▸ LISTED ENTRIES:
— START —
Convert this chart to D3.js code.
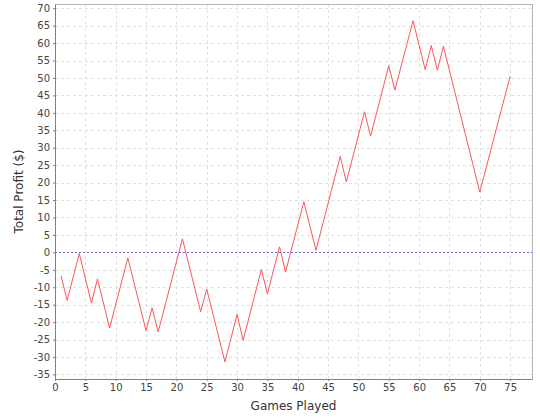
— END —
— START —
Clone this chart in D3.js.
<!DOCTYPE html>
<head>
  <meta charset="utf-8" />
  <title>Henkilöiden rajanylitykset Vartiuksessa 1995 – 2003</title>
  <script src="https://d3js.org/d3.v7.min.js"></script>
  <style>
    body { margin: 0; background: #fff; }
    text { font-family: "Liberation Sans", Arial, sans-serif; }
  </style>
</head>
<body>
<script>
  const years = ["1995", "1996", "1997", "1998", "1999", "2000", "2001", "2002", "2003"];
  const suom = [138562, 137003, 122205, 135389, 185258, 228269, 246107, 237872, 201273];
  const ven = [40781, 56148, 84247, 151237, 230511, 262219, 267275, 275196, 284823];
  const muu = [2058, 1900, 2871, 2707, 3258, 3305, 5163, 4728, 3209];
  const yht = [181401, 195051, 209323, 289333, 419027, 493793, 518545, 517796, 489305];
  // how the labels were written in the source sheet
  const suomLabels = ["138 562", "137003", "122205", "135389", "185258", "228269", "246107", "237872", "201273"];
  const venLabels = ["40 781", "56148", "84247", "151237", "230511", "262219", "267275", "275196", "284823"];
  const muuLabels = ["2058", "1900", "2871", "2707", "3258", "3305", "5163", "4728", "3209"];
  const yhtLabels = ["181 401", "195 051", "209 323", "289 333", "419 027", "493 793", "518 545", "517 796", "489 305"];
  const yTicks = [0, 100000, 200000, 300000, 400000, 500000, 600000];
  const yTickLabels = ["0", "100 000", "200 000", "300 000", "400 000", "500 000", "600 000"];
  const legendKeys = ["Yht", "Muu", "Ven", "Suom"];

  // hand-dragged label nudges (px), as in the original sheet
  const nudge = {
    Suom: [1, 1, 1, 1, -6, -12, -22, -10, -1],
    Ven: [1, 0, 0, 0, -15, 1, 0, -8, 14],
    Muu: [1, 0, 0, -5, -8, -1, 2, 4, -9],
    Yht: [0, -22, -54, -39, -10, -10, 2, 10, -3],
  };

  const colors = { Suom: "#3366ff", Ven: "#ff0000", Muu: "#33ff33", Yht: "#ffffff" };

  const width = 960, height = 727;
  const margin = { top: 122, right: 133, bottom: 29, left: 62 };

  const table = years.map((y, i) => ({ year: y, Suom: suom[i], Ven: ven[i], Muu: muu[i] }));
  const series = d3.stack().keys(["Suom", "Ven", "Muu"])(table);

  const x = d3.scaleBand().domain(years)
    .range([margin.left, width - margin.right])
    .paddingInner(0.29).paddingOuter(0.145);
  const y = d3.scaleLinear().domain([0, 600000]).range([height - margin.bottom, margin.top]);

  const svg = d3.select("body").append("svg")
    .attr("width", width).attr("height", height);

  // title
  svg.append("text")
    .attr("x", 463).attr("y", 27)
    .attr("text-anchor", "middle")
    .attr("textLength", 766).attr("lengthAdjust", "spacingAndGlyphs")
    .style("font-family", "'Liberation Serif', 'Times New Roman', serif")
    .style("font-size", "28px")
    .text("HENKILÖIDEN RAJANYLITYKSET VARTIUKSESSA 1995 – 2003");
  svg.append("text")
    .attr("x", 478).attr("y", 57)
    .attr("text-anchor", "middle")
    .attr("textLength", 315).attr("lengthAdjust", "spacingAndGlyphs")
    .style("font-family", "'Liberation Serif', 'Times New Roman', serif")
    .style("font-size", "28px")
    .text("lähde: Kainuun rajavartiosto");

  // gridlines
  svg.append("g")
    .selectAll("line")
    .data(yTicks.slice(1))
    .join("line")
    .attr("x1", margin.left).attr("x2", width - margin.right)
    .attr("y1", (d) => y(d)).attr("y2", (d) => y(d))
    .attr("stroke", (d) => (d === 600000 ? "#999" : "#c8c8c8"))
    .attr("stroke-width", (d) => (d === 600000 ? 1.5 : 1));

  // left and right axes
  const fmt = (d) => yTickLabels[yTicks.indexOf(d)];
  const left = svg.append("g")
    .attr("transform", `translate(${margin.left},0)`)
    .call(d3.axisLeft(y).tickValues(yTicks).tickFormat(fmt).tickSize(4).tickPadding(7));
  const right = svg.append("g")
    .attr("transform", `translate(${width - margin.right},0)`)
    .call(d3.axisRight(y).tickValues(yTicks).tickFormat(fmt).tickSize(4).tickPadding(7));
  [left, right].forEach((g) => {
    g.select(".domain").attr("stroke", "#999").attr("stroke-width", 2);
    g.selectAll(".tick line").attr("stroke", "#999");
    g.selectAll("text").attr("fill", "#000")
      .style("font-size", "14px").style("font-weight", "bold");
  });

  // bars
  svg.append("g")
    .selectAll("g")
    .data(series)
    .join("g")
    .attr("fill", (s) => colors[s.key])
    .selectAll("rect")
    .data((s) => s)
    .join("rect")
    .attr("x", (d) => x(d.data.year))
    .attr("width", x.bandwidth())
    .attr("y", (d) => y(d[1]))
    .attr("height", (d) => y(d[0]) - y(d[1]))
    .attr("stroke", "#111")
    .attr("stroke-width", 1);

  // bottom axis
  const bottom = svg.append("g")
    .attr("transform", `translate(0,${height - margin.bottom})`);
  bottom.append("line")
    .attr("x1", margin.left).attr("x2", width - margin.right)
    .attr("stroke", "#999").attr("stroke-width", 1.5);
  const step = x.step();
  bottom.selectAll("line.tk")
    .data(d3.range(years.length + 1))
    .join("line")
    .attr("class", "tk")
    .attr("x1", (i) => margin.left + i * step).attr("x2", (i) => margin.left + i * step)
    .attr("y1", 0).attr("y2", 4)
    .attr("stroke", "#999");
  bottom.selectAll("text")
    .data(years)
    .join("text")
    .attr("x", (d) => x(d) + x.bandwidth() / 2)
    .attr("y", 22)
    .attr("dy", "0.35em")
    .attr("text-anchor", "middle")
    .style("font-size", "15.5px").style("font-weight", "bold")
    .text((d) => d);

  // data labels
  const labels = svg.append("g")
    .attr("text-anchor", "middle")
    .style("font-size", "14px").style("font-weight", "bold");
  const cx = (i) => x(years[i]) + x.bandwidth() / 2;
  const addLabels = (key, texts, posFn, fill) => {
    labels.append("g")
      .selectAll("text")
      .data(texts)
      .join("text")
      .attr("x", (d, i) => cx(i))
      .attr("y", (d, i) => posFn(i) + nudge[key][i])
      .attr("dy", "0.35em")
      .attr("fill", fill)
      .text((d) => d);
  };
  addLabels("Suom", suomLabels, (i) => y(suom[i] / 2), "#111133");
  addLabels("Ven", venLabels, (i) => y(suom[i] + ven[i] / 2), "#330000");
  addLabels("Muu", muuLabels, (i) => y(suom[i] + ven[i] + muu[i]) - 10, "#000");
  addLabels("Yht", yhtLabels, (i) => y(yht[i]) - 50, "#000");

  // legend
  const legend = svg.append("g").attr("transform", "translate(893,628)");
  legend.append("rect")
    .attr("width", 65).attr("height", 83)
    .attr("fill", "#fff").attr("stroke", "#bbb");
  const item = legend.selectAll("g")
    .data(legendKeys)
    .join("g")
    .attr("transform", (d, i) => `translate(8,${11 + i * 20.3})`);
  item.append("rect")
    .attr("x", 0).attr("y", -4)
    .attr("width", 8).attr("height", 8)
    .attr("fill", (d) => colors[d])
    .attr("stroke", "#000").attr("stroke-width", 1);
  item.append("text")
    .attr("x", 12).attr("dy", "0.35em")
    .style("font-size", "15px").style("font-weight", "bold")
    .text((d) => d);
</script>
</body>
— END —
— START —
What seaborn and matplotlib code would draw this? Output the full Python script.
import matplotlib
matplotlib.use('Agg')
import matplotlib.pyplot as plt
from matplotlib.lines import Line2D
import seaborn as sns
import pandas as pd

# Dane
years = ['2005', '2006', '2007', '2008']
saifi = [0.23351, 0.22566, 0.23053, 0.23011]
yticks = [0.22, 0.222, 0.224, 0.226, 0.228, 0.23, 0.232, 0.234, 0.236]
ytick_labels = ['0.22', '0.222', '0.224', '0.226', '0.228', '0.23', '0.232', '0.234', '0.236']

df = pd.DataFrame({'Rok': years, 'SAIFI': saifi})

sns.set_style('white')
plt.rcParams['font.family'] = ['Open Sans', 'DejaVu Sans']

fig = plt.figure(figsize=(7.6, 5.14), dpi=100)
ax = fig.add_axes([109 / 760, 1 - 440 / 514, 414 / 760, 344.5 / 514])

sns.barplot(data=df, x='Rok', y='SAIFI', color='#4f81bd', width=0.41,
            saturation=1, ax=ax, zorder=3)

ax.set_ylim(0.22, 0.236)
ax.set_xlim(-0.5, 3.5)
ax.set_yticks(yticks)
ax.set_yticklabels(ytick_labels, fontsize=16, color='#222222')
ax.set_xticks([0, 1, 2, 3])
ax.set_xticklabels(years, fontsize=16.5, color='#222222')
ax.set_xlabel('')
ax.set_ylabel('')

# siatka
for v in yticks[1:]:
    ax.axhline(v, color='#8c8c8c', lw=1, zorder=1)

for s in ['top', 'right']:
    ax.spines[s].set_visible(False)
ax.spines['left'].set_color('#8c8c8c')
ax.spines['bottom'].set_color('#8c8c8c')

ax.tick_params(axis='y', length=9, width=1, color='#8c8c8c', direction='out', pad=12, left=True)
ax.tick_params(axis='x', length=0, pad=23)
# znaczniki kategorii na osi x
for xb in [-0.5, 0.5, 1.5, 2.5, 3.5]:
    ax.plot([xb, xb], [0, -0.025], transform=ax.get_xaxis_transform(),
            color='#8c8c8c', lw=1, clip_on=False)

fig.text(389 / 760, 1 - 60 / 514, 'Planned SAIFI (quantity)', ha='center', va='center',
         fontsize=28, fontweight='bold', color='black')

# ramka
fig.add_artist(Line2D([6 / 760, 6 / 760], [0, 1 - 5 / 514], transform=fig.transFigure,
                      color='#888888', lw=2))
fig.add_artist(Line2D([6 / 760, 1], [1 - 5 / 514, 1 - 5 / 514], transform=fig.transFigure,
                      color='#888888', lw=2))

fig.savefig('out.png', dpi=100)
— END —
▸ WHAT NEEDS TO BE DONE:
Exactly reproduce the lines that run from the line bearing "What seaborn and" through the line bearing "color='#8c8c8c', lw=1, clip_on=False)", with both end lines included.

▸ RESULT:
What seaborn and matplotlib code would draw this? Output the full Python script.
import matplotlib
matplotlib.use('Agg')
import matplotlib.pyplot as plt
from matplotlib.lines import Line2D
import seaborn as sns
import pandas as pd

# Dane
years = ['2005', '2006', '2007', '2008']
saifi = [0.23351, 0.22566, 0.23053, 0.23011]
yticks = [0.22, 0.222, 0.224, 0.226, 0.228, 0.23, 0.232, 0.234, 0.236]
ytick_labels = ['0.22', '0.222', '0.224', '0.226', '0.228', '0.23', '0.232', '0.234', '0.236']

df = pd.DataFrame({'Rok': years, 'SAIFI': saifi})

sns.set_style('white')
plt.rcParams['font.family'] = ['Open Sans', 'DejaVu Sans']

fig = plt.figure(figsize=(7.6, 5.14), dpi=100)
ax = fig.add_axes([109 / 760, 1 - 440 / 514, 414 / 760, 344.5 / 514])

sns.barplot(data=df, x='Rok', y='SAIFI', color='#4f81bd', width=0.41,
            saturation=1, ax=ax, zorder=3)

ax.set_ylim(0.22, 0.236)
ax.set_xlim(-0.5, 3.5)
ax.set_yticks(yticks)
ax.set_yticklabels(ytick_labels, fontsize=16, color='#222222')
ax.set_xticks([0, 1, 2, 3])
ax.set_xticklabels(years, fontsize=16.5, color='#222222')
ax.set_xlabel('')
ax.set_ylabel('')

# siatka
for v in yticks[1:]:
    ax.axhline(v, color='#8c8c8c', lw=1, zorder=1)

for s in ['top', 'right']:
    ax.spines[s].set_visible(False)
ax.spines['left'].set_color('#8c8c8c')
ax.spines['bottom'].set_color('#8c8c8c')

ax.tick_params(axis='y', length=9, width=1, color='#8c8c8c', direction='out', pad=12, left=True)
ax.tick_params(axis='x', length=0, pad=23)
# znaczniki kategorii na osi x
for xb in [-0.5, 0.5, 1.5, 2.5, 3.5]:
    ax.plot([xb, xb], [0, -0.025], transform=ax.get_xaxis_transform(),
            color='#8c8c8c', lw=1, clip_on=False)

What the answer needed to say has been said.